We have been following the stories in the international press about alleged desecrations of the Qur’an by soldiers in charge of detainees at Guantanamo Base. What a mess.
We have heard snippets of news about large demonstrations in Jakarta against these alleged incidents. It seems that thousands of students, activists, and other folks have voiced their disapproval of both the alleged Qur’an desecrations as well as the general treatment of detainees. Fortunately, there does not seem to have been any violence as has happened in other parts of the Islamic world. Here’s to hoping that SBY, who is currently visiting with President Bush in Washington, has a good head on his shoulders and can figure out the right things to say to calm tensions in Jakarta. The tensions are bad enough that the US Embassy in Jakarta and the consulate in Surabaya have ceased all services except for emergency visa services for Americans living in the country. There is, as of yet, no word on there being any trouble in Malaysia, although we dare say people aren’t thrilled with the allegations.
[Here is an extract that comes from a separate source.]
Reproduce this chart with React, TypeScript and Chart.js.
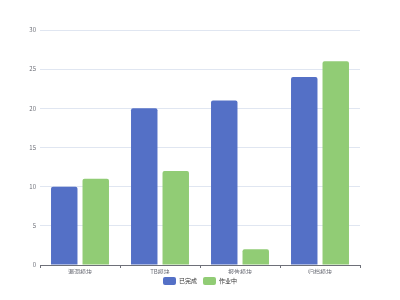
import React, { useEffect, useRef } from "react";
import { Chart, registerables } from "chart.js";

Chart.register(...registerables);

const categories = ["漏洞模块", "TB模块", "报告模块", "归档模块"];
const completed = [10, 20, 21, 24];
const inProgress = [11, 12, 2, 26];
const seriesNames = ["已完成", "作业中"];

const legendShift = {
  id: "legendShift",
  afterLayout(chart: any) {
    if (chart.legend) {
      chart.legend.top -= 3;
      chart.legend.bottom -= 3;
    }
  },
};

export default function App() {
  const ref = useRef<HTMLCanvasElement | null>(null);
  useEffect(() => {
    if (!ref.current) return;
    const font = "'Noto Sans CJK SC', 'Noto Sans', sans-serif";
    const chart = new Chart(ref.current, {
      type: "bar",
      data: {
        labels: categories,
        datasets: [
          {
            label: seriesNames[0],
            data: completed,
            backgroundColor: "#5470c6",
            borderRadius: 2,
            borderSkipped: "bottom",
          },
          {
            label: seriesNames[1],
            data: inProgress,
            backgroundColor: "#91cc75",
            borderRadius: 2,
            borderSkipped: "bottom",
          },
        ],
      },
      options: {
        animation: false,
        responsive: false,
        maintainAspectRatio: false,
        layout: { padding: { top: 30, right: 0, bottom: 2, left: 0 } },
        datasets: { bar: { categoryPercentage: 0.7875, barPercentage: 0.84 } },
        scales: {
          x: {
            grid: {
              offset: true,
              drawOnChartArea: false,
              drawTicks: true,
              tickLength: 3,
              color: "#6e7079",
            },
            border: { color: "#6e7079" },
            ticks: { color: "#6e7079", font: { family: font, size: 6 }, padding: 0 },
            afterFit: (s: any) => {
              s.height = 9;
            },
          },
          y: {
            min: 0,
            max: 30,
            ticks: { stepSize: 5, color: "#6e7079", font: { family: font, size: 6 }, padding: 4 },
            grid: { color: "#e0e6f1", drawTicks: false },
            border: { display: false },
            afterFit: (s: any) => {
              s.width = 40;
            },
          },
          yRight: {
            position: "right",
            min: 0,
            max: 30,
            ticks: { display: false },
            grid: { display: false, drawTicks: false },
            border: { display: false },
            afterFit: (s: any) => {
              s.width = 40;
            },
          },
        },
        plugins: {
          legend: {
            position: "bottom",
            labels: {
              boxWidth: 13,
              boxHeight: 8,
              useBorderRadius: true,
              borderRadius: 2,
              color: "#333",
              font: { family: font, size: 6 },
              padding: 6,
            },
          },
          tooltip: { enabled: false },
        },
      },
      plugins: [legendShift],
    });
    return () => chart.destroy();
  }, []);
  return (
    <div style={{ position: "fixed", left: 0, top: 0, width: 400, height: 300, background: "#fff" }}>
      <canvas ref={ref} width={400} height={300} />
    </div>
  );
}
As for the allegations themselves, we’re pretty sure that we can’t add anything of substance that someone else already has not already said in the years since Guantanamo Base began housing enemy combatants. We find the current situation ethically repugnant. This is exactly what any high school civics student could have imagined might happen when we separated government operations from public oversight. There is not even a hint of institutionalized public accountability for actions at the base. These allegations may or may not be true (and our assumption is always innocent until proven guilty), but the stupidest thing about the Bush administration’s policies here is that we’ll never know. In house investigations can never be truly free of the suspicion of political pressure, and we don’t think that any government in the world deserves the benefit of the doubt. These enemy combatants require the same assurances of proper treatment that prisoners of war require, and that requires independent monitoring and transparency. Of course, the administration has naively walked right into this issue, and will not be able to extricate itself to any party’s satisfaction without complying to a just system of oversight. This is obviously unlikely. So complaints will continue, and credibility will suffer.
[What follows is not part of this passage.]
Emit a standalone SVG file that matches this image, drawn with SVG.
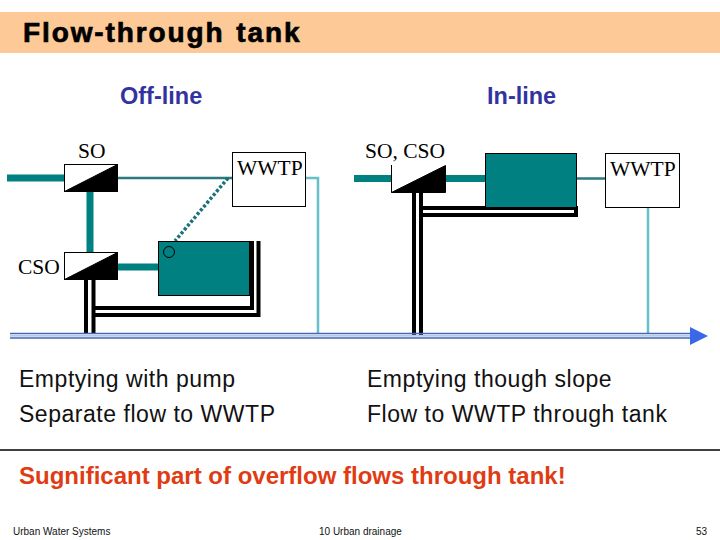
<svg xmlns="http://www.w3.org/2000/svg" width="720" height="540" viewBox="0 0 720 540">
<style>
.s{font-family:"Liberation Serif",serif;font-size:21.500px;fill:#000}
.a{font-family:"Liberation Sans",Arial,sans-serif}
.h{font-size:23.500px;font-weight:bold;fill:#3333a0}
.b{font-size:23px;fill:#111;letter-spacing:.53px}
.f{font-size:10px;fill:#111}
.box{fill:#fff;stroke:#000;stroke-width:1}
.tank{fill:#008080;stroke:#000;stroke-width:1}
.thick{stroke:#008080;stroke-width:7;fill:none}
.thin{stroke:#2a7a80;stroke-width:2.500;fill:none}
.light{stroke:#66c0cc;stroke-width:2.500;fill:none}
.blk{stroke:#000;stroke-width:4;fill:none}
</style>
<rect width="720" height="540" fill="#fff"/>
<rect id="title-band" x="0" y="12" width="720" height="41" fill="#fdc997"/>
<text id="title" class="a" x="23" y="42" font-size="28" font-weight="bold" stroke="#000" stroke-width=".7" letter-spacing="1.900" word-spacing="2">Flow-through tank</text>
<text class="a h" x="120" y="104">Off-line</text>
<text class="a h" x="487" y="104">In-line</text>

<g id="connectors">
<path class="thick" d="M7 178H64M90 192V253M118 267H158M354 178.500H391M446 178.500H485"/>
<path class="thin" d="M118 178H232M577 178.500H606"/>
<path d="M228 178L175 241" stroke="#1a7378" stroke-width="3.500" stroke-dasharray="3 2" fill="none"/>
<path class="light" d="M306 178H318V334M648 207V334"/>
<path class="blk" d="M86 280V334M93.500 280V334M93 308H252V241M93 315H258.500V241"/>
<path class="blk" d="M414 193V335M421 193V335M421 208H576V215H421"/>
<g id="river">
<path d="M10 333.500H692M10 338H692" stroke="#4368b4" stroke-width="1.300" fill="none"/>
<path d="M10 335.800H692" stroke="#b8c8e8" stroke-width="2" fill="none"/>
<path d="M690 327L708 336L690 345Z" fill="#3a68e8"/>
</g>
</g>

<g id="so">
<rect class="box" x="64.500" y="164.500" width="53" height="27"/>
<path d="M64.500 191.500L117.500 164.500V191.500Z" fill="#000" stroke="#000"/>
<text class="s" x="78" y="158">SO</text>
</g>
<g id="cso">
<rect class="box" x="64.500" y="252.500" width="53" height="27"/>
<path d="M64.500 279.500L117.500 252.500V279.500Z" fill="#000" stroke="#000"/>
<text class="s" x="18" y="274">CSO</text>
</g>
<g id="wwtp-left">
<rect class="box" x="232.500" y="152.500" width="73" height="54"/>
<text class="s" x="237" y="175">WWTP</text>
</g>
<g id="tank-left">
<rect class="tank" x="158.500" y="241.500" width="91" height="54"/>
<circle cx="169" cy="252" r="5.500" fill="none" stroke="#000" stroke-width="1"/>
</g>
<g id="so-cso">
<path d="M391.500 165V192.500" stroke="#000" fill="none"/>
<path d="M391.500 192.500L445.500 165.500V192.500Z" fill="#000" stroke="#000"/>
<text class="s" x="365" y="158">SO, CSO</text>
</g>
<g id="tank-right">
<rect class="tank" x="485.500" y="153.500" width="91" height="54"/>
</g>
<g id="wwtp-right">
<rect class="box" x="605.500" y="153.500" width="74" height="54"/>
<text class="s" x="610" y="176">WWTP</text>
</g>

<text class="a b" x="19" y="387">Emptying with pump</text>
<text class="a b" x="19" y="422">Separate flow to WWTP</text>
<text class="a b" x="367" y="387">Emptying though slope</text>
<text class="a b" x="367" y="422">Flow to WWTP through tank</text>
<path id="rule" d="M0 450H720" stroke="#000" stroke-width="1.300"/>
<text class="a" x="19" y="484" font-size="24" font-weight="bold" fill="#e03c14">Sugnificant part of overflow flows through tank!</text>
<text class="a f" x="13" y="535">Urban Water Systems</text>
<text class="a f" x="319" y="535">10  Urban drainage</text>
<text class="a f" x="696" y="535">53</text>
</svg>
The administration’s lame attempt to rebut the allegations seems not to have helped. Having a policy that the Qur’an is to be treated with utmost respect is essential, yet it is trivially the case that the existence of a policy does not ensure compliance with its guidelines. People around the world are smart enough to figure that out, and the administration comes across as either arrogant or deceitful when dissembling like this.
The American criminal justice system is the envy of the world, and that the US has about the best record of treatment of prisoners of war that you can imagine. That’s what makes us better than our enemies, whomever they may be.